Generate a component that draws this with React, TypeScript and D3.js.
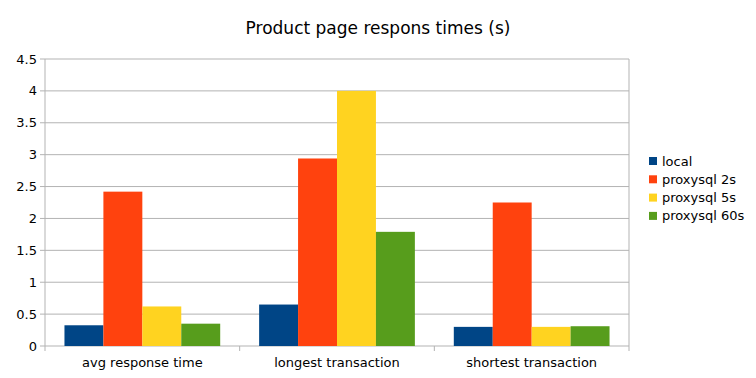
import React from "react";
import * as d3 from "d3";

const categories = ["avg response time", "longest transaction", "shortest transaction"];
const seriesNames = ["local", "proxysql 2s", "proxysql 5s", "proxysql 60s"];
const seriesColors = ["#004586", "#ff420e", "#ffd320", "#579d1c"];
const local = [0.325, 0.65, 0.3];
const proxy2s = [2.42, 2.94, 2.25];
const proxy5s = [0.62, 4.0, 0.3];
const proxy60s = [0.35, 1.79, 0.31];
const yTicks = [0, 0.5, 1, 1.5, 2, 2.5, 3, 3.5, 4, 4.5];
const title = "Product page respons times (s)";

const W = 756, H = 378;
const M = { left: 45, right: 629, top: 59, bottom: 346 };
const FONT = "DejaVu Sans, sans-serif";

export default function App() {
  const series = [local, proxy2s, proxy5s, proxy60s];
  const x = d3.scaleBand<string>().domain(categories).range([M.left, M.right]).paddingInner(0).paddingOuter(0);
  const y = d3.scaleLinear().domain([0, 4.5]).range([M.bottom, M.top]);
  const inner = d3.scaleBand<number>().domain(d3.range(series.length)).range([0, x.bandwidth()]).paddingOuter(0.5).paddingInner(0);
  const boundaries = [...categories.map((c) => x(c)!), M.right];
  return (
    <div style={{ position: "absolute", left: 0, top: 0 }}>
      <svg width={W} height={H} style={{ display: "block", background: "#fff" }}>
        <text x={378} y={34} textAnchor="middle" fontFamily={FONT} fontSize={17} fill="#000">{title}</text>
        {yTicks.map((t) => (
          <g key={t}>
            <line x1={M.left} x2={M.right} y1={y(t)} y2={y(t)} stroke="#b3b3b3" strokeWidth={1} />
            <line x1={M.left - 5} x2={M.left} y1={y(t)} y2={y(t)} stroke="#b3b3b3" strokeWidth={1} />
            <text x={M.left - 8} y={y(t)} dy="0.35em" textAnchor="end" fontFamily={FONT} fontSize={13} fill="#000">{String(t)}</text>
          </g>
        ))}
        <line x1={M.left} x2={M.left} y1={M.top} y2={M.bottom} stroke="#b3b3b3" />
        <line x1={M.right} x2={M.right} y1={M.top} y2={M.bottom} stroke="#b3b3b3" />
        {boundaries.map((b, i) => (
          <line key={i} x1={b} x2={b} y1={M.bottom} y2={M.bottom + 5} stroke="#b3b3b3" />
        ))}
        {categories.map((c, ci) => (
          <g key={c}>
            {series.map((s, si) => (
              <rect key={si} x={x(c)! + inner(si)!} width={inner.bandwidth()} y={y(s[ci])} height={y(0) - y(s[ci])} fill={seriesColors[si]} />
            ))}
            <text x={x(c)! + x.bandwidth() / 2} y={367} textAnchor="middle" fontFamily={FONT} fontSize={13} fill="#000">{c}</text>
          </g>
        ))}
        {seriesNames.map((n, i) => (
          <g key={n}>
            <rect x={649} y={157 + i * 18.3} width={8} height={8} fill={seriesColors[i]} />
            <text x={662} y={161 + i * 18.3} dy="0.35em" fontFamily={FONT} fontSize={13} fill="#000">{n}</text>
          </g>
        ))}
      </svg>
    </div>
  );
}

Task to carry out:
Write out the listing above exactly as it stands, pictures excluded.

Result of the task:
Generate a component that draws this with React, TypeScript and D3.js.
import React from "react";
import * as d3 from "d3";

const categories = ["avg response time", "longest transaction", "shortest transaction"];
const seriesNames = ["local", "proxysql 2s", "proxysql 5s", "proxysql 60s"];
const seriesColors = ["#004586", "#ff420e", "#ffd320", "#579d1c"];
const local = [0.325, 0.65, 0.3];
const proxy2s = [2.42, 2.94, 2.25];
const proxy5s = [0.62, 4.0, 0.3];
const proxy60s = [0.35, 1.79, 0.31];
const yTicks = [0, 0.5, 1, 1.5, 2, 2.5, 3, 3.5, 4, 4.5];
const title = "Product page respons times (s)";

const W = 756, H = 378;
const M = { left: 45, right: 629, top: 59, bottom: 346 };
const FONT = "DejaVu Sans, sans-serif";

export default function App() {
  const series = [local, proxy2s, proxy5s, proxy60s];
  const x = d3.scaleBand<string>().domain(categories).range([M.left, M.right]).paddingInner(0).paddingOuter(0);
  const y = d3.scaleLinear().domain([0, 4.5]).range([M.bottom, M.top]);
  const inner = d3.scaleBand<number>().domain(d3.range(series.length)).range([0, x.bandwidth()]).paddingOuter(0.5).paddingInner(0);
  const boundaries = [...categories.map((c) => x(c)!), M.right];
  return (
    <div style={{ position: "absolute", left: 0, top: 0 }}>
      <svg width={W} height={H} style={{ display: "block", background: "#fff" }}>
        <text x={378} y={34} textAnchor="middle" fontFamily={FONT} fontSize={17} fill="#000">{title}</text>
        {yTicks.map((t) => (
          <g key={t}>
            <line x1={M.left} x2={M.right} y1={y(t)} y2={y(t)} stroke="#b3b3b3" strokeWidth={1} />
            <line x1={M.left - 5} x2={M.left} y1={y(t)} y2={y(t)} stroke="#b3b3b3" strokeWidth={1} />
            <text x={M.left - 8} y={y(t)} dy="0.35em" textAnchor="end" fontFamily={FONT} fontSize={13} fill="#000">{String(t)}</text>
          </g>
        ))}
        <line x1={M.left} x2={M.left} y1={M.top} y2={M.bottom} stroke="#b3b3b3" />
        <line x1={M.right} x2={M.right} y1={M.top} y2={M.bottom} stroke="#b3b3b3" />
        {boundaries.map((b, i) => (
          <line key={i} x1={b} x2={b} y1={M.bottom} y2={M.bottom + 5} stroke="#b3b3b3" />
        ))}
        {categories.map((c, ci) => (
          <g key={c}>
            {series.map((s, si) => (
              <rect key={si} x={x(c)! + inner(si)!} width={inner.bandwidth()} y={y(s[ci])} height={y(0) - y(s[ci])} fill={seriesColors[si]} />
            ))}
            <text x={x(c)! + x.bandwidth() / 2} y={367} textAnchor="middle" fontFamily={FONT} fontSize={13} fill="#000">{c}</text>
          </g>
        ))}
        {seriesNames.map((n, i) => (
          <g key={n}>
            <rect x={649} y={157 + i * 18.3} width={8} height={8} fill={seriesColors[i]} />
            <text x={662} y={161 + i * 18.3} dy="0.35em" fontFamily={FONT} fontSize={13} fill="#000">{n}</text>
          </g>
        ))}
      </svg>
    </div>
  );
}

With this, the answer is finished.